— BEGIN —

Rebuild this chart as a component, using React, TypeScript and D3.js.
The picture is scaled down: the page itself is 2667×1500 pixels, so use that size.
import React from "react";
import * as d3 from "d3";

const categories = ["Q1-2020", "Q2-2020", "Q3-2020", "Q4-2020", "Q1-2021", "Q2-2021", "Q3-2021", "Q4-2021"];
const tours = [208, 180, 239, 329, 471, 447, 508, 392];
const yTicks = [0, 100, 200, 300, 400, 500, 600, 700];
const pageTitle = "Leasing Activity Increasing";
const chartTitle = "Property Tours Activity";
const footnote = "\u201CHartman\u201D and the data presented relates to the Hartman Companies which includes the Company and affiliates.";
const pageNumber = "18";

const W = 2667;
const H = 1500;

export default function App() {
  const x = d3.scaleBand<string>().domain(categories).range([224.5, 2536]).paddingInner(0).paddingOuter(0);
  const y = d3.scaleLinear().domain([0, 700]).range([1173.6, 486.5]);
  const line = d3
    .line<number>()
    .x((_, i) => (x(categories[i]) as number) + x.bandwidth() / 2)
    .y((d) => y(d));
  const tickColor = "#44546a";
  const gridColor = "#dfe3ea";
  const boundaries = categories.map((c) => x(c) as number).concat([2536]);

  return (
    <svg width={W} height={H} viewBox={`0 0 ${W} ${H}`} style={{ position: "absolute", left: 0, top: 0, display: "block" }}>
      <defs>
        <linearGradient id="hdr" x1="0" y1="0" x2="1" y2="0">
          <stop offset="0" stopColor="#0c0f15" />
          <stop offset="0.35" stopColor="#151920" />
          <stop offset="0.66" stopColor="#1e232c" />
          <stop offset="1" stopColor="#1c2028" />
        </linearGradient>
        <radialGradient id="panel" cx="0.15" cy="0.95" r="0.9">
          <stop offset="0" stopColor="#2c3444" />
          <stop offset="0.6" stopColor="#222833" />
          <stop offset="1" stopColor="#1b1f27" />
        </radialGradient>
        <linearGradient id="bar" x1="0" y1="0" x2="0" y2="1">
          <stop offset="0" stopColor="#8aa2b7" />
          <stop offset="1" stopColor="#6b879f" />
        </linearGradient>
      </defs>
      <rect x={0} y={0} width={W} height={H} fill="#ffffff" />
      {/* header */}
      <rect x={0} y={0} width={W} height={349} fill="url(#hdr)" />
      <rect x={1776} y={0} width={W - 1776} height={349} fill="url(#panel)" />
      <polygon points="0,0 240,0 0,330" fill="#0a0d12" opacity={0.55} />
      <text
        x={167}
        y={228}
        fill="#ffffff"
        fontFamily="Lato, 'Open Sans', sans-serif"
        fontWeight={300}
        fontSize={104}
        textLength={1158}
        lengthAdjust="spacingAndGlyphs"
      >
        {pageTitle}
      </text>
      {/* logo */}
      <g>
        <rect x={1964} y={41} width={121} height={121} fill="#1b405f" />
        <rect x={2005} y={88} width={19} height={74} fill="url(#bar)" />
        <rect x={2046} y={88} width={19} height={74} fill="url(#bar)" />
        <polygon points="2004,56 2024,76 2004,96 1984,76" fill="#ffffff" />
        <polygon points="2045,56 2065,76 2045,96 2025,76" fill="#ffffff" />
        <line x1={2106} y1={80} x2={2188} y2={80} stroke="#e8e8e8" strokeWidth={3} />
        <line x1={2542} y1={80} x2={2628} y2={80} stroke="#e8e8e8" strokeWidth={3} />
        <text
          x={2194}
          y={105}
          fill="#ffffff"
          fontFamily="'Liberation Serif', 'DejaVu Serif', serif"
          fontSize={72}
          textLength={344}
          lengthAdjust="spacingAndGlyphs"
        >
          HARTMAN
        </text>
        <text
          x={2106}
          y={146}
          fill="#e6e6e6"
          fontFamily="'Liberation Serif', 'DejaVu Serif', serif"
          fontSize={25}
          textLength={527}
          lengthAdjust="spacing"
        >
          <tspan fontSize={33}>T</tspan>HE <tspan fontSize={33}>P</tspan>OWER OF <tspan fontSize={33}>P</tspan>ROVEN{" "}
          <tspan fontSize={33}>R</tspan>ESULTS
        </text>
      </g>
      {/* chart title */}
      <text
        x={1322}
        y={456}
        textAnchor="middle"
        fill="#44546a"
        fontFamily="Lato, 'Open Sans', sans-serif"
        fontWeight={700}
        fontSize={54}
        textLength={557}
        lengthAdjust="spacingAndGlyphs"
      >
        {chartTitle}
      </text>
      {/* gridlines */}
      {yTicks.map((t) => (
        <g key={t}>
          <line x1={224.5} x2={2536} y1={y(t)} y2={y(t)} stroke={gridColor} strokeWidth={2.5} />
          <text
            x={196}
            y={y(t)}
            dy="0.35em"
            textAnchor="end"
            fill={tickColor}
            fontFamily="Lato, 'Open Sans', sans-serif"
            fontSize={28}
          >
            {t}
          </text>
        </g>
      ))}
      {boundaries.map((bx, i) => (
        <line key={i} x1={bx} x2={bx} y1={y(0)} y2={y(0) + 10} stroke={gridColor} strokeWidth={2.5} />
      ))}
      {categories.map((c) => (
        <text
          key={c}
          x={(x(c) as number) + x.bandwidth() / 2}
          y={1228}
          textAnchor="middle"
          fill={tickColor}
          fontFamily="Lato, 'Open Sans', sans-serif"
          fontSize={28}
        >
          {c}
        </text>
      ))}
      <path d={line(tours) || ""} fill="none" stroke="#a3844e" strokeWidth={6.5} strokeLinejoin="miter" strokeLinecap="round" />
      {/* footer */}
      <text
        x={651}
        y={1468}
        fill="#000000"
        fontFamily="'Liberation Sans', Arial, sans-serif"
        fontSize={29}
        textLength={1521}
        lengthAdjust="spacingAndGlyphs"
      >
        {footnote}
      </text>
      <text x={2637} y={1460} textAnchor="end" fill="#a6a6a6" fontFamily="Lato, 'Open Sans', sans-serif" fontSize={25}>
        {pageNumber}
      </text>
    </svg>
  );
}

— END —
— BEGIN —

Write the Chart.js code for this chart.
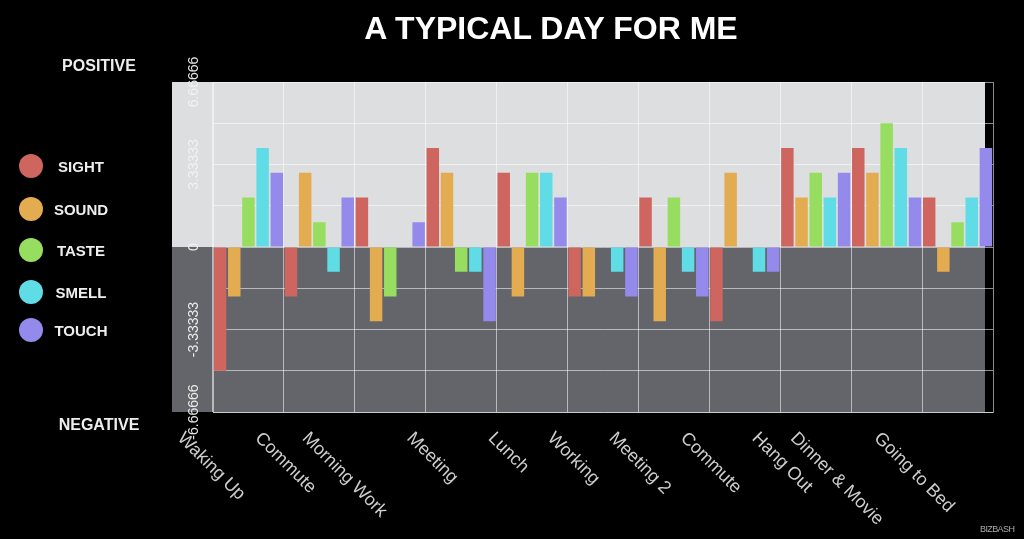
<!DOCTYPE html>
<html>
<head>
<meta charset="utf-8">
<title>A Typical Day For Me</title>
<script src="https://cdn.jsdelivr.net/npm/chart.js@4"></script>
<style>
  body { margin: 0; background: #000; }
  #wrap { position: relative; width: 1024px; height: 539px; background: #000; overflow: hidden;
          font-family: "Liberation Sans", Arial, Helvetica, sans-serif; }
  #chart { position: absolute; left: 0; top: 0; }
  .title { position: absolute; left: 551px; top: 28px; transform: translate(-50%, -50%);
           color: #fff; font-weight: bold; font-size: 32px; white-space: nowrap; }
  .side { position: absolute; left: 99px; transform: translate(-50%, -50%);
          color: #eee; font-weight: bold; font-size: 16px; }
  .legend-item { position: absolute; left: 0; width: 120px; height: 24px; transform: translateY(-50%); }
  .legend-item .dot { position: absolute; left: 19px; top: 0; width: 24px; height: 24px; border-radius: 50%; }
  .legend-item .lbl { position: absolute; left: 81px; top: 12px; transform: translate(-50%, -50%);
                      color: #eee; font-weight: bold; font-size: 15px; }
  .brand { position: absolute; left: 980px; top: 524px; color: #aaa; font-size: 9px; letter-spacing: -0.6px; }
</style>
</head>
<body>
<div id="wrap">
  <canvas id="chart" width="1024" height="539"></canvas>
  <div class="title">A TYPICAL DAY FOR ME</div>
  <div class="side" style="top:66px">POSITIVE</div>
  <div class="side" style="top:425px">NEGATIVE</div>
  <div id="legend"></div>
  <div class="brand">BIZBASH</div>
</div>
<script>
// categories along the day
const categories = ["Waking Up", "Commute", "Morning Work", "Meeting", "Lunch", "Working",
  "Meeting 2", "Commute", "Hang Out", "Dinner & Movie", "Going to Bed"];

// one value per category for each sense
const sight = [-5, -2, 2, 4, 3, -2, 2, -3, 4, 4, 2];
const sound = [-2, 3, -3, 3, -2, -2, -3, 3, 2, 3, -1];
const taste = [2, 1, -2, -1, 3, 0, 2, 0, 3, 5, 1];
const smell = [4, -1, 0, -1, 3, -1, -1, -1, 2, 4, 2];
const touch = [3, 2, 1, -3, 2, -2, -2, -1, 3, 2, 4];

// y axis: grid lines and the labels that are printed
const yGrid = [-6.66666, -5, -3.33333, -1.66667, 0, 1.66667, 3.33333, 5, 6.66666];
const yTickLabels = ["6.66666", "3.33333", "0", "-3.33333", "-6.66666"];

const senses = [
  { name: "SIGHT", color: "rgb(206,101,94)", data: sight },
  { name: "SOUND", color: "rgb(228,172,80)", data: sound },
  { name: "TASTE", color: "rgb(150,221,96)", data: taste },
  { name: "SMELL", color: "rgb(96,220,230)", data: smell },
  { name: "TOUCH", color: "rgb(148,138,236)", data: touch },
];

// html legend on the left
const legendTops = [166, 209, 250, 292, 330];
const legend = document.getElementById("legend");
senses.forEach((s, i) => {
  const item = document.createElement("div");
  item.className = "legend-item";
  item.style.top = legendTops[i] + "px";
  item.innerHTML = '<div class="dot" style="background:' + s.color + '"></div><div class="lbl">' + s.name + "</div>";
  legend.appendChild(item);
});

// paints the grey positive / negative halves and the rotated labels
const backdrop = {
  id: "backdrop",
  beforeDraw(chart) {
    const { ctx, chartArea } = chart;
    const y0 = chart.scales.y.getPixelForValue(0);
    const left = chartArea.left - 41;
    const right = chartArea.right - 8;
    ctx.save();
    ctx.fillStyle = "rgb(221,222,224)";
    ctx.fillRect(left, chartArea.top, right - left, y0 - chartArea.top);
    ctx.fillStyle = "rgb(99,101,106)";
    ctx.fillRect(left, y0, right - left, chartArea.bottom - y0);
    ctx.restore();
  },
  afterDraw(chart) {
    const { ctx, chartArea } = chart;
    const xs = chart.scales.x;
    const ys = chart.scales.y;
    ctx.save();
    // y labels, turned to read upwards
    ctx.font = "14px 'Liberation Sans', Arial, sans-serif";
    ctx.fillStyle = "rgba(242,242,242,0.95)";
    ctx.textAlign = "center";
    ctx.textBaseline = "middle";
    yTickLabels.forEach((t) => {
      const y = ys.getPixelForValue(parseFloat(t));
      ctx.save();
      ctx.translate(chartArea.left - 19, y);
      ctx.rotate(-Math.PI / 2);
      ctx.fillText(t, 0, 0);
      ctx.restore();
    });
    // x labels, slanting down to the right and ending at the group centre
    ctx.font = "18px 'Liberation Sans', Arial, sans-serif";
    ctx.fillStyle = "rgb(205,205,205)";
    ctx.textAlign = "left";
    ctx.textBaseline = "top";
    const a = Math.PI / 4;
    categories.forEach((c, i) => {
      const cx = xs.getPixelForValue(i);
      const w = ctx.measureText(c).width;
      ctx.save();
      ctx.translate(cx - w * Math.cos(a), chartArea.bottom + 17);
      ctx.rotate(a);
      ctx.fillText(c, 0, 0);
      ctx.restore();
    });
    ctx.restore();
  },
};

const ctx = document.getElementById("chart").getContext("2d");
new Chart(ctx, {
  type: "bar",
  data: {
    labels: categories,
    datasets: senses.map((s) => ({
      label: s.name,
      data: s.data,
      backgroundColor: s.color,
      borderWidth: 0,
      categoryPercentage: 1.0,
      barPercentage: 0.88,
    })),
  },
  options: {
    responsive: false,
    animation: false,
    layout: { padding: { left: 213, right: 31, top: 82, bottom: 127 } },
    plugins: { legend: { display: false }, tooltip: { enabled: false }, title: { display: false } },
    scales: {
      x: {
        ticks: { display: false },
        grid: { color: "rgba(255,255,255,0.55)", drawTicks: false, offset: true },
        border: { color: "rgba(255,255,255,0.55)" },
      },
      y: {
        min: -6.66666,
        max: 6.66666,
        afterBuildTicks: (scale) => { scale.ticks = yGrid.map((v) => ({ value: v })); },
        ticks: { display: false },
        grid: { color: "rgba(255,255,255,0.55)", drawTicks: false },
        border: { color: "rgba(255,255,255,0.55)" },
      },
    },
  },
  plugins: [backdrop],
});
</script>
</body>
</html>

— END —

* [Stated problem]:
Above are the records. Copy the lines beginning at the one that has "Rebuild this chart" and ending with the one that has "const boundaries = categories.map((c)", unchanged.

* [Full solution]:
Rebuild this chart as a component, using React, TypeScript and D3.js.
The picture is scaled down: the page itself is 2667×1500 pixels, so use that size.
import React from "react";
import * as d3 from "d3";

const categories = ["Q1-2020", "Q2-2020", "Q3-2020", "Q4-2020", "Q1-2021", "Q2-2021", "Q3-2021", "Q4-2021"];
const tours = [208, 180, 239, 329, 471, 447, 508, 392];
const yTicks = [0, 100, 200, 300, 400, 500, 600, 700];
const pageTitle = "Leasing Activity Increasing";
const chartTitle = "Property Tours Activity";
const footnote = "\u201CHartman\u201D and the data presented relates to the Hartman Companies which includes the Company and affiliates.";
const pageNumber = "18";

const W = 2667;
const H = 1500;

export default function App() {
  const x = d3.scaleBand<string>().domain(categories).range([224.5, 2536]).paddingInner(0).paddingOuter(0);
  const y = d3.scaleLinear().domain([0, 700]).range([1173.6, 486.5]);
  const line = d3
    .line<number>()
    .x((_, i) => (x(categories[i]) as number) + x.bandwidth() / 2)
    .y((d) => y(d));
  const tickColor = "#44546a";
  const gridColor = "#dfe3ea";
  const boundaries = categories.map((c) => x(c) as number).concat([2536]);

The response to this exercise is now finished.